Walk Through Historic Gastown
Vancouver’s oldest neighborhood offers a blend of old with new. Located north of the downtown Vancouver Peninsula, it’s lovingly referred to as the spot where the city began when local hero “Gassy Jack” Deighton enlisted local millworkers to help build his saloon in just one day. It’s managed to maintain its historic charm, even earning a place on the National Historic Site of Canada. Take a stroll down Water Street and you’ll discover a magnificent collection of Victorian buildings that house watering holes, curated décor boutiques, interesting galleries, cobblestones, the Steam Clock and vintage lampposts. At the end, you can take a selfie with a statue of Gassy Jack himself.
Embark on a Sea Kayaking Adventure
With so much nature surrounding the city, along with the wildlife that lives there, including whales, seals and bald eagles, taking a kayak tour is one of the best ways to experience it. Lotus Land Tours offers a variety of excursions, including a day trip to Indian Arm, a protected ocean inlet that is the country’s southernmost glacial fjord. You’ll paddle through the spectacular waters as your guide points out the wildlife around. A break at Twin Island, a tiny marine park island, is included, along with a three-course picnic lunch. While the adventure is suitable for nearly all levels of fitness, if you aren’t up for the exercise, Sewell’s Marina in West Vancouver offers two-hour trips from Howe Sound in high-speed Zodiac-style boats.
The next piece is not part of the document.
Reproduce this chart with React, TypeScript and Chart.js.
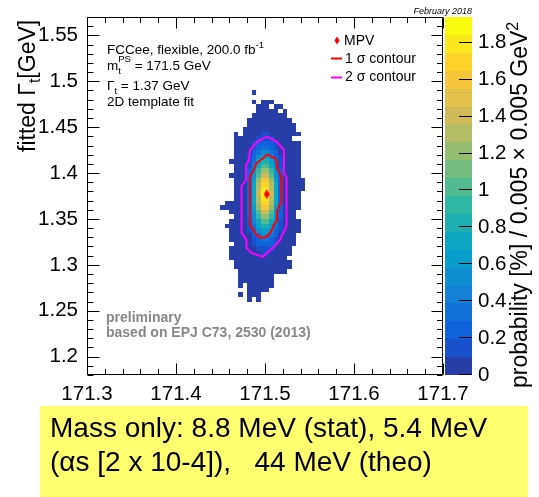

See the Stars at Gordon MacMillan Southam Observatory
The place to go for stargazers, the Gordon MacMillan Southam Observatory features a Cassegrain telescope that allows visitors to explore the night skies around Vancouver, and learn about what they’re seeing from expert staff. Free public viewing sessions are available on Friday and Saturday evenings when the sky is clear. Next door is the HR MacMillan Space Centre, an astronomy museum and planetarium.
Hit the Beach
During the summer, Vancouver’s beaches are a popular place to be. Kitsilano Beach, or Kits Beach as the locals call it, offers a wrap-around view of the city, ocean and mountains and is a favorite, attracting sun-worshippers, joggers, families and people of all types. You can throw a blanket down on the sand and relax, go for a swim in the heated outdoor saltwater pool that’s three times the size of an Olympic pool, or throw a Frisbee in the grassy area. At Jericho Beach you can cast your line from the pier, or enjoy beach volleyball, sea kayaking, windsurfing and sailing. Spanish Banks is a great spot for skim boarding, and is generally the least crowded beach in the city. Those that want to enjoy a secluded, clothing-optional beach can head to Wreck Beach, a 4.8-mile-long stretch of sand located adjacent to the University of British Columbia campus, accessible via a long flight of steep stairs.